Union Pacific's new CEO promises improved safety and service but big rail unions lukewarm on hire

Union Pacific’s new CEO Jim Vena started Monday by promising to improve safety and service to help the railroad grow, but he cautioned that “the road ahead won’t be an easy one.”

ByJOSH FUNK AP Business Writer

FILE – A Union Pacific train travels through Union, Neb., July 31, 2018. Union Pacific announced Wednesday, July 26, 2023, it has hired its former chief operating officer Jim Vena as the new CEO. The Soroban Capital Partners hedge fund that holds a $1.6 billion stake in Union Pacific had been urging the railroad to hire Vena because of his expertise in streamlining operations. (AP Photo/Nati Harnik, File)

The Associated Press

OMAHA, Neb. — Union Pacific’s new CEO Jim Vena started Monday by promising to improve safety and service to help the railroad grow, but he cautioned that “the road ahead won’t be an easy one.”

Some of the Omaha, Nebraska, railroad’s biggest unions are already lukewarm on Vena’s hiring because he is a strong proponent of the lean operating model UP and the rest of the industry have been using in recent years that led to widespread job cuts. Vena helped oversee Union Pacific’s initial implementation of that “precision scheduled railroading” model when he served as the railroad’s chief operating officer for two years starting in 2019.

Vena suggested more changes are coming at the railroad in a note to all of UP’s staff Monday where he emphasized his experience working his way up through the industry after starting as a brakeman, but he didn’t offer any specifics. He was hired last month after a hedge fund pressured the railroad to oust Lance Fritz because it was disappointed with Union Pacific’s performance during his tenure.

“I know you have many questions about what will happen and how it will impact you,” Vena said in his letter. “I share some of those questions, and I will learn a lot from you as I travel the system. What I can tell you is that we will become the safest railroad in the world.
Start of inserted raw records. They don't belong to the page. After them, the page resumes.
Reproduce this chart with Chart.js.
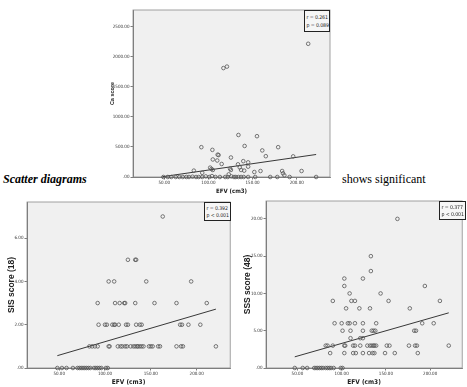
<!DOCTYPE html>
<html>
<head>
<meta charset="utf-8">
<script src="https://cdn.jsdelivr.net/npm/chart.js@4"></script>
<style>
  body { margin: 0; width: 467px; height: 387px; background: #fff; position: relative; overflow: hidden; }
  canvas { position: absolute; }
  .stat { position: absolute; box-sizing: border-box; border: 1.5px solid #222; background: #f6f6f6;
          font: 5.2px 'Liberation Sans Narrow', 'DejaVu Sans Condensed', 'Liberation Sans', Arial, sans-serif;
          letter-spacing: -0.1px; color: #222; padding-left: 1.5px; white-space: nowrap; overflow: hidden; }
  .prose { position: absolute; top: 173px; font: 12px 'Liberation Serif', 'Times New Roman', serif;
           line-height: 1; color: #000; white-space: nowrap; }
</style>
</head>
<body>
<div class="prose" style="left:3px;font-weight:bold;font-style:italic">Scatter diagrams</div>
<div class="prose" style="left:342px">shows significant</div>

<canvas id="chart-ca" width="235" height="196" style="left:100px;top:0"></canvas>
<canvas id="chart-sis" width="235" height="192" style="left:0;top:195px"></canvas>
<canvas id="chart-sss" width="232" height="192" style="left:235px;top:195px"></canvas>

<div class="stat" style="left:304px;top:10px;width:26px;height:22px;line-height:8px;padding-top:2px">r = 0.261<br>p = 0.089</div>
<div class="stat" style="left:204px;top:202px;width:27px;height:19px;line-height:7px;padding-top:1.5px">r = 0.392<br>p &lt; 0.001</div>
<div class="stat" style="left:439px;top:201px;width:27px;height:19px;line-height:7px;padding-top:1.5px">r = 0.377<br>p &lt; 0.001</div>

<script>
// tick labels
const efvTicks = [50, 100, 150, 200];
const caTicks = [0, 500, 1000, 1500, 2000, 2500];
const sisTicks = [0, 2, 4, 6];
const sssTicks = [0, 5, 10, 15, 20];

// Ca score vs EFV
const caEfv = [213, 117, 121, 134, 155, 92, 141, 104.5, 161, 179, 110.5, 111.5, 125.5, 105, 110, 115,
  165, 196, 133.5, 139.5, 145, 135.5, 145, 124.5, 125.5, 83.5, 93, 102, 103.5, 105, 123, 137, 140.5,
  152, 159, 183.5, 184.5, 186, 205.5,
  49, 54, 58, 63, 67, 71, 75, 78, 82, 86, 89, 93, 97, 101, 104, 108, 113, 119, 122, 126,
  129, 131, 134, 137, 140, 145, 153, 170, 178, 192, 222];
const caScore = [2220, 1815, 1840, 700, 680, 497, 517, 452, 443, 497, 372, 365, 325, 292, 275, 217,
  347, 344, 211, 264, 244, 161, 172, 139, 117, 106, 70, 156, 133, 117, 44, 117, 106,
  83, 100, 100, 61, 28, 100,
  0, 0, 0, 0, 0, 0, 0, 0, 5, 0, 0, 0, 10, 0, 15, 0, 0, 0, 0, 10,
  0, 0, 0, 0, 0, 0, 0, 0, 0, 0, 0];
const caFitEfv = [48, 222];
const caFitScore = [5, 375];

// SIS score vs EFV
const sisEfv = [
  163,
  125, 133, 134,
  104, 110, 145, 194,
  92, 111, 116, 121, 122, 133, 154, 178, 211,
  93, 100, 102, 108, 110, 111, 115, 123, 125, 134, 138, 140, 182, 184, 191, 204,
  83, 86, 89, 92, 104, 105, 114, 117, 119, 122, 124, 128, 131, 133, 135, 136, 138, 140, 142, 148,
  150, 152, 158, 160, 178, 183, 185, 221,
  48, 53, 58, 65, 70, 72, 74, 76, 78, 80, 82, 84, 88, 90, 92, 94, 96, 101, 103];
const sisScore = [
  7,
  5, 5, 5,
  4, 4, 4, 4,
  3, 3, 3, 3, 3, 3, 3, 3, 3,
  2, 2, 2, 2, 2, 2, 2, 2, 2, 2, 2, 2, 2, 2, 2, 2,
  1, 1, 1, 1, 1, 1, 1, 1, 1, 1, 1, 1, 1, 1, 1, 1, 1, 1, 1, 1,
  1, 1, 1, 1, 1, 1, 1, 1,
  0, 0, 0, 0, 0, 0, 0, 0, 0, 0, 0, 0, 0, 0, 0, 0, 0, 0, 0];
const sisFitEfv = [48, 221];
const sisFitScore = [0.57, 2.72];

// SSS score vs EFV
const sssEfv = [
  163, 133, 133,
  103, 124,
  103, 194,
  109, 144,
  90, 111, 115, 153, 211,
  105, 120, 132, 177,
  92, 100, 107, 109, 115, 124, 139, 191, 204,
  101, 110, 124, 134, 136, 138, 182, 184,
  110, 121, 124,
  82, 84, 90, 103, 104, 113, 115, 121, 129, 132, 134, 136, 137, 139, 151, 154, 176, 183, 185, 221,
  87, 103, 113, 116, 124, 131, 135, 137, 149, 160, 186,
  47, 56, 61, 69, 71, 73, 75, 77, 79, 82, 84, 86, 88, 91, 99, 101];
const sssScore = [
  20, 15, 13,
  12, 12,
  11, 11,
  10, 10,
  9, 9, 9, 9, 9,
  8, 8, 8, 8,
  6, 6, 6, 6, 6, 6, 6, 6, 6,
  5, 5, 5, 5, 5, 5, 5, 5,
  4, 4, 4,
  3, 3, 3, 3, 3, 3, 3, 3, 3, 3, 3, 3, 3, 3, 3, 3, 3, 3, 3, 3,
  2, 2, 2, 2, 2, 2, 2, 2, 2, 2, 2,
  0, 0, 0, 0, 0, 0, 0, 0, 0, 0, 0, 0, 0, 0, 0, 0];
const sssFitEfv = [47, 221];
const sssFitScore = [1.5, 7.4];

const tickFont = { family: "'Liberation Sans Narrow', 'DejaVu Sans Condensed', 'Liberation Sans', Arial, sans-serif", size: 4.5 };
const titleFamily = "'Liberation Sans', Arial, sans-serif";
const narrowFamily = "'Liberation Sans Narrow', 'DejaVu Sans Condensed', 'Liberation Sans', Arial, sans-serif";

const fmt = v => (v === 0 ? '.00' : Number(v).toFixed(2));

// grey plot background + frame, like SPSS
const plotFrame = {
  id: 'plotFrame',
  beforeDraw(chart) {
    const { ctx, chartArea: a } = chart;
    ctx.save();
    ctx.fillStyle = '#f0f0f0';
    ctx.fillRect(a.left, a.top, a.width, a.height);
    ctx.restore();
  },
  beforeDatasetsDraw(chart) {
    const { ctx, chartArea: a } = chart;
    ctx.save();
    ctx.strokeStyle = '#8a8a8a';
    ctx.lineWidth = 0.8;
    ctx.strokeRect(a.left, a.top, a.width, a.height);
    ctx.restore();
  }
};

function zip(xs, ys) {
  return xs.map((x, i) => ({ x, y: ys[i] }));
}

function scatterChart(id, c) {
  return new Chart(document.getElementById(id), {
    type: 'scatter',
    data: {
      datasets: [{
        data: zip(c.x, c.y),
        pointRadius: 1.8,
        borderColor: '#555',
        borderWidth: 0.8,
        backgroundColor: 'rgba(0,0,0,0)',
        clip: false,
      }, {
        type: 'line',
        data: zip(c.fitX, c.fitY),
        borderColor: '#222',
        borderWidth: 0.9,
        pointRadius: 0,
        fill: false,
        clip: false,
      }],
    },
    options: {
      responsive: false,
      animation: false,
      devicePixelRatio: 1,
      layout: { padding: c.pad },
      plugins: { legend: { display: false }, tooltip: { enabled: false } },
      scales: {
        x: {
          type: 'linear', min: c.xMin, max: c.xMax,
          afterFit: s => { s.height = c.xh; },
          afterBuildTicks: s => { s.ticks = efvTicks.map(v => ({ value: v })); },
          ticks: { font: tickFont, color: '#333', padding: 1, autoSkip: false, maxRotation: 0, callback: fmt },
          grid: { drawOnChartArea: false, tickLength: 2.5, color: '#444', lineWidth: 0.7 },
          border: { color: '#777' },
          title: { display: true, text: 'EFV (cm3)', color: '#222', padding: { top: 0, bottom: c.xTitlePad },
                   font: { family: narrowFamily, size: c.xTitleSize, weight: 'bold' } },
        },
        y: {
          type: 'linear', min: 0, max: c.yMax,
          afterFit: s => { s.width = c.yw; },
          afterBuildTicks: s => { s.ticks = c.yTicks.map(v => ({ value: v })); },
          ticks: { font: tickFont, color: '#333', padding: 1, autoSkip: false, callback: fmt },
          grid: { drawOnChartArea: false, tickLength: 2.5, color: '#444', lineWidth: 0.7 },
          border: { color: '#777' },
          title: { display: true, text: c.yTitle, color: '#222', padding: { top: c.yTitlePad, bottom: 0 },
                   font: { family: titleFamily, size: c.yTitleSize, weight: 'bold' } },
        },
      },
    },
    plugins: [plotFrame],
  });
}

scatterChart('chart-ca', {
  x: caEfv, y: caScore, fitX: caFitEfv, fitY: caFitScore,
  xMin: 14.6, xMax: 237.7, yMax: 2783, yTicks: caTicks,
  pad: { top: 10, right: 5, bottom: 0, left: 0 }, yw: 33, xh: 19,
  yTitle: 'Ca score', yTitleSize: 5.5, yTitlePad: 8.7, xTitleSize: 6, xTitlePad: 1.4,
});

scatterChart('chart-sis', {
  x: sisEfv, y: sisScore, fitX: sisFitEfv, fitY: sisFitScore,
  xMin: 14.9, xMax: 236.6, yMax: 7.67, yTicks: sisTicks,
  pad: { top: 7, right: 4, bottom: 0, left: 0 }, yw: 27, xh: 19,
  yTitle: 'SIS score (18)', yTitleSize: 8.5, yTitlePad: 6.6, xTitleSize: 6.5, xTitlePad: 1.1,
});

scatterChart('chart-sss', {
  x: sssEfv, y: sssScore, fitX: sssFitEfv, fitY: sssFitScore,
  xMin: 14.5, xMax: 236.2, yMax: 22.4, yTicks: sssTicks,
  pad: { top: 6, right: 1, bottom: 0, left: 0 }, yw: 31, xh: 19,
  yTitle: 'SSS score (48)', yTitleSize: 8.5, yTitlePad: 7.4, xTitleSize: 6.5, xTitlePad: 1.1,
});
</script>
</body>
</html>
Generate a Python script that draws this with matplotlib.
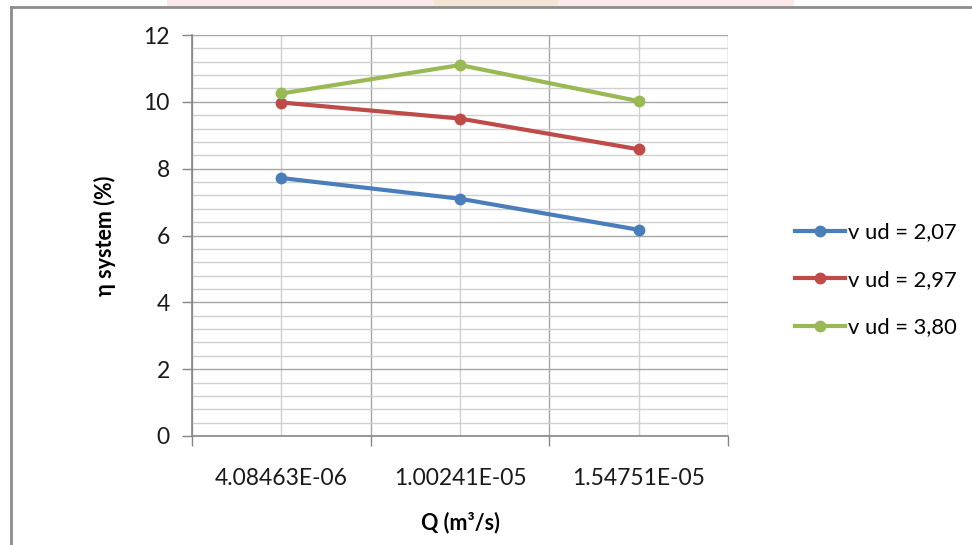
import numpy as np
import matplotlib
matplotlib.use("Agg")
import matplotlib.pyplot as plt
from matplotlib.lines import Line2D
from matplotlib.patches import Rectangle

plt.rcParams['font.family'] = ['Lato', 'DejaVu Sans']

# flow rate categories and system efficiency per flow speed
q_labels = ["4.08463E-06", "1.00241E-05", "1.54751E-05"]
eta_207 = [7.72, 7.10, 6.17]
eta_297 = [9.98, 9.50, 8.58]
eta_380 = [10.25, 11.10, 10.02]
series_names = ["v ud = 2,07", "v ud = 2,97", "v ud = 3,80"]
colors = ["#4a7ebb", "#be4b48", "#98b954"]

fig = plt.figure(figsize=(9.72, 5.45), dpi=100)
ax = fig.add_axes([192/972, 1-436/545, (728-192)/972, (436-35)/545])

x = np.arange(len(q_labels))
for vals, name, c in zip([eta_207, eta_297, eta_380], series_names, colors):
    ax.plot(x, vals, color=c, lw=3, marker='o', ms=7.5, label=name, zorder=3)

ax.set_xlim(-0.5, len(q_labels) - 0.5)
ax.set_ylim(0, 12)

# y axis: major every 2, minor every 0.4
ax.set_yticks(np.arange(0, 12.1, 2))
ax.set_yticks(np.arange(0, 12.01, 0.4), minor=True)
# x axis: major ticks on category borders, labels in category centres
ax.set_xticks(np.arange(-0.5, len(q_labels), 1))
ax.set_xticks(x, minor=True)
ax.set_xticklabels([])
ax.set_xticklabels(q_labels, minor=True)

ax.grid(which='major', color='#a6a6a6', lw=1.0, zorder=0)
ax.grid(which='minor', color='#d0d0d0', lw=1.0, zorder=0)
ax.set_axisbelow(True)

ax.tick_params(axis='y', which='major', length=7, width=1, color='#868686',
               labelsize=16.5, pad=9, labelcolor='#1a1a1a')
ax.tick_params(axis='y', which='minor', length=0)
ax.tick_params(axis='x', which='major', length=7, width=1, color='#868686')
ax.tick_params(axis='x', which='minor', length=0, labelsize=16.5, pad=23,
               labelcolor='#1a1a1a')

for s in ['top', 'right']:
    ax.spines[s].set_visible(False)
for s in ['left', 'bottom']:
    ax.spines[s].set_color('#868686')
    ax.spines[s].set_linewidth(1.2)

ax.set_xlabel("Q (m³/s)", fontsize=15.5, fontweight='bold', labelpad=16)
ax.set_ylabel("η system (%)", fontsize=15.5, fontweight='bold', labelpad=20)

fig.legend(loc='center left', bbox_to_anchor=(795/972, 1-280/545), frameon=False,
           fontsize=15.8, handlelength=2.3, handletextpad=0.1, labelspacing=1.25,
           borderaxespad=0, borderpad=0)

# chart frame, runs off the right and bottom edges
fig.add_artist(Line2D([11/972, 1], [1-7/545, 1-7/545], color='#8c8c8c', lw=2,
                      transform=fig.transFigure))
fig.add_artist(Line2D([11/972, 11/972], [0, 1-7/545], color='#8c8c8c', lw=2,
                      transform=fig.transFigure))
# faint watermark strip above the frame
fig.add_artist(Rectangle((167/972, 1-6/545), (794-167)/972, 6/545,
                         transform=fig.transFigure, color='#f2b8bd', alpha=0.3, lw=0))
fig.add_artist(Rectangle((434/972, 1-6/545), (558-434)/972, 6/545,
                         transform=fig.transFigure, color='#e6dca0', alpha=0.3, lw=0))

fig.savefig("out.png", dpi=100)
I can tell you we will improve our service product, and we will become more efficient and more reliable – for ourselves, our customers, our communities and our shareholders.”

The five general chairpersons who lead the Transportation Division of the International Association of Sheet Metal, Air, Rail and Transportation Workers union that represents conductors on Union Pacific said after Vena’s hiring that they blame him for much of the deterioration in workers’ quality of life because of the changes he made in the name of higher profits.

“He orchestrated huge furloughs and cuts to every department in transportation, which resulted in the crew shortages we have yet to recover from,” the SMART-TD union officials wrote in their letter. “Vena put this railroad on a long-term path of destruction for a short-term return on investment for Wall Street tycoons. Watching Union Pacific place this albatross as CEO for the foreseeable future is heartbreaking for those of us who have worked hard to bring Union Pacific back from the brink.”

The SMART-TD union canceled several of its scheduled negotiating sessions with the railroad over the next couple months because of the concerns about Vena’s leadership and his willingness to address worker concerns.

The Brotherhood of Locomotive Engineers and Trainmen union also expressed reservations about Vena’s hiring at the time it was announced.

Union Pacific is one of the nation’s largest railroads with a network of 32,400 miles (52,000 kilometers) of track in 23 Western states.